SET PROBLEM
Retype the opening lines of the listing below, ending with the line that contains "31, 30, 31]", and leave out any pictures.

SUPPLIED DATA

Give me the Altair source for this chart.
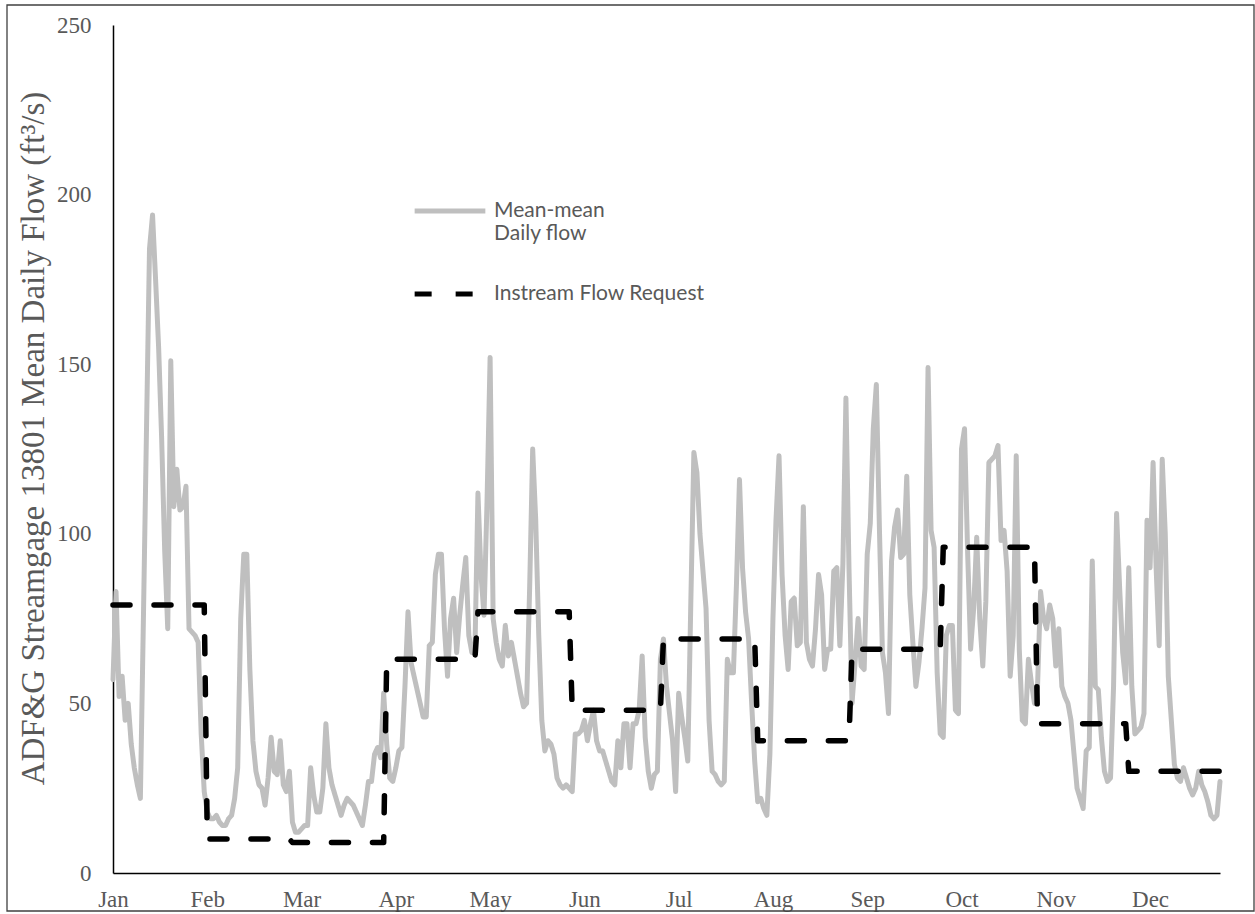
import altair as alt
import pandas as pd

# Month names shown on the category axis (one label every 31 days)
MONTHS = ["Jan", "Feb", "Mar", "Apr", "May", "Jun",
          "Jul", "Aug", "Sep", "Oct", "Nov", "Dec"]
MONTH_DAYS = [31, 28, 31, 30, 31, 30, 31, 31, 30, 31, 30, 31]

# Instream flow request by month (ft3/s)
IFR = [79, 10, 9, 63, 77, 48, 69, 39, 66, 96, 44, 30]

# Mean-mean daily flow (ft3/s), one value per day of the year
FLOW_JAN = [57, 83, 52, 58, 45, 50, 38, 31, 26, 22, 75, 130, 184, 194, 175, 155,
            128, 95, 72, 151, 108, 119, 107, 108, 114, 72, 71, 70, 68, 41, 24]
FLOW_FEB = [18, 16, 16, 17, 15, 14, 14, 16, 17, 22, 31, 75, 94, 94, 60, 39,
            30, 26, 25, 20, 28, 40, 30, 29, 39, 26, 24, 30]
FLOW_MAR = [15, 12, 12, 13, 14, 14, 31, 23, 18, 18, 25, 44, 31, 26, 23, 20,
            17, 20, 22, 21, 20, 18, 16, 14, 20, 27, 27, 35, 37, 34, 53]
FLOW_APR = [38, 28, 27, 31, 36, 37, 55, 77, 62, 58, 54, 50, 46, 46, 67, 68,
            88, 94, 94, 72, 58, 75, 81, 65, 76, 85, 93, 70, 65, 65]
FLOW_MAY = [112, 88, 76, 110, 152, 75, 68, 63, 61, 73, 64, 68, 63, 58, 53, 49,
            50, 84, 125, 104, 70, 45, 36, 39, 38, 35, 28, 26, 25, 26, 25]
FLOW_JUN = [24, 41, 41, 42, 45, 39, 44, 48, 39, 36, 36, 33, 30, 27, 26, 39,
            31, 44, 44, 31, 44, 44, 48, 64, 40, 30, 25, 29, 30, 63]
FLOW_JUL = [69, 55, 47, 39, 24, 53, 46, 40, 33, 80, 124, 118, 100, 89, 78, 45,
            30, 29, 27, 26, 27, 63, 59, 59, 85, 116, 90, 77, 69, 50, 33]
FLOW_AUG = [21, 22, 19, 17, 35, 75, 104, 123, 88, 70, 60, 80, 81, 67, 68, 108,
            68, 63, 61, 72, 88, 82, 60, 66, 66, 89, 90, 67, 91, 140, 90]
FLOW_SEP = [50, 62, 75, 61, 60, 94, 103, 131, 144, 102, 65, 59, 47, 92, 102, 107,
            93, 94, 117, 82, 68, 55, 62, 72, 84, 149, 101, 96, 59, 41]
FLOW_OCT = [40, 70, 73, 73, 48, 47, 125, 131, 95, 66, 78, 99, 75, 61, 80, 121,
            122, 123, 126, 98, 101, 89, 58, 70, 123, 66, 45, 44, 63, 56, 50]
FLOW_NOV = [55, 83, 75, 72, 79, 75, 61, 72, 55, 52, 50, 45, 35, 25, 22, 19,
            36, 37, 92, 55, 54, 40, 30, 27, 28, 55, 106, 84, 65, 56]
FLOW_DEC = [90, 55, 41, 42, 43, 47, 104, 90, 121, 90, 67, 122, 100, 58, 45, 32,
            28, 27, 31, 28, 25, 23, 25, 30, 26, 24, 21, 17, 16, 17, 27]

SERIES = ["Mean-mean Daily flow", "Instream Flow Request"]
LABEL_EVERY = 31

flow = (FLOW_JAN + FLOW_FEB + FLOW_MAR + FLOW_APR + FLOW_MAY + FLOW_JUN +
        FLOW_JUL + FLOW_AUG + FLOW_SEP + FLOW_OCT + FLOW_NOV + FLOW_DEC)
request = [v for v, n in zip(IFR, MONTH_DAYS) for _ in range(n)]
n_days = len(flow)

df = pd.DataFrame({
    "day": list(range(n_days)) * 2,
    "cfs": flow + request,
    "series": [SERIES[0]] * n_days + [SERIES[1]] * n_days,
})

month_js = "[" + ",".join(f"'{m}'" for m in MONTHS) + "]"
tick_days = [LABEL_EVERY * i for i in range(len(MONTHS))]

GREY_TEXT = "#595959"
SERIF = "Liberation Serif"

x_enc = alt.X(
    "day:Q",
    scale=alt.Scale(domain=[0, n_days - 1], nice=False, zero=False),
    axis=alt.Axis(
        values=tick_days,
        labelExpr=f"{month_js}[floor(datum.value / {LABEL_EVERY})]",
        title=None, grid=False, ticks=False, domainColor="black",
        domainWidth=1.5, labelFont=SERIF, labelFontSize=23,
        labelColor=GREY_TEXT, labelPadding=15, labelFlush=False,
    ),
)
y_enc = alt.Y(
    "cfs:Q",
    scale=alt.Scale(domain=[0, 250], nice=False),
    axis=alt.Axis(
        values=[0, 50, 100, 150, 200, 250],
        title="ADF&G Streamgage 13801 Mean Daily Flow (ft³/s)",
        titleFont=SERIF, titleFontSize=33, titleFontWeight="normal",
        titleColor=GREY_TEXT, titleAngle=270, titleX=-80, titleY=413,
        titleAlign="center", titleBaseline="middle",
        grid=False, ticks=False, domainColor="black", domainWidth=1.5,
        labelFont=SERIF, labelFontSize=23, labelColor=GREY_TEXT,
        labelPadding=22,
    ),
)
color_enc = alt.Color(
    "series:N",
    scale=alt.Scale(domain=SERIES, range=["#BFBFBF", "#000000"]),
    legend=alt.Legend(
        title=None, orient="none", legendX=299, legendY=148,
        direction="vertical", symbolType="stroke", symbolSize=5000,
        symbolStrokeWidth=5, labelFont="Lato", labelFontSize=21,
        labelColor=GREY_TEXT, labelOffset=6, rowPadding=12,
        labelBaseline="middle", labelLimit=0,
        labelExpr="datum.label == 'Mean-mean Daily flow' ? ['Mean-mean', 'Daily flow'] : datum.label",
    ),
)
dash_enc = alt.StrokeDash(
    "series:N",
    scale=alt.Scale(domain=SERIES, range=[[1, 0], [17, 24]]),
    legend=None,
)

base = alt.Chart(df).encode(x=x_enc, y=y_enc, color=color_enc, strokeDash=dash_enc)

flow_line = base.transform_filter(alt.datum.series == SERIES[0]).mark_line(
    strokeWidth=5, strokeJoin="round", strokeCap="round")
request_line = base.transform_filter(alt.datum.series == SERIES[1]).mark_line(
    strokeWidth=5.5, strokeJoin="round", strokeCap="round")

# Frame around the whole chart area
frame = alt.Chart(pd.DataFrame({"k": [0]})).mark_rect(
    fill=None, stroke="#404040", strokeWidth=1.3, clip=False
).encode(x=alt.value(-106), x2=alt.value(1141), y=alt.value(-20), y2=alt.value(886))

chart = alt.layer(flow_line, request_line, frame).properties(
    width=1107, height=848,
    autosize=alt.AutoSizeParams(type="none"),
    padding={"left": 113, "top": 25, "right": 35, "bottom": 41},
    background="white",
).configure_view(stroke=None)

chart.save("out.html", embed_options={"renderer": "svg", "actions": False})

EXERCISE RESPONSE
Give me the Altair source for this chart.
import altair as alt
import pandas as pd

# Month names shown on the category axis (one label every 31 days)
MONTHS = ["Jan", "Feb", "Mar", "Apr", "May", "Jun",
          "Jul", "Aug", "Sep", "Oct", "Nov", "Dec"]
MONTH_DAYS = [31, 28, 31, 30, 31, 30, 31, 31, 30, 31, 30, 31]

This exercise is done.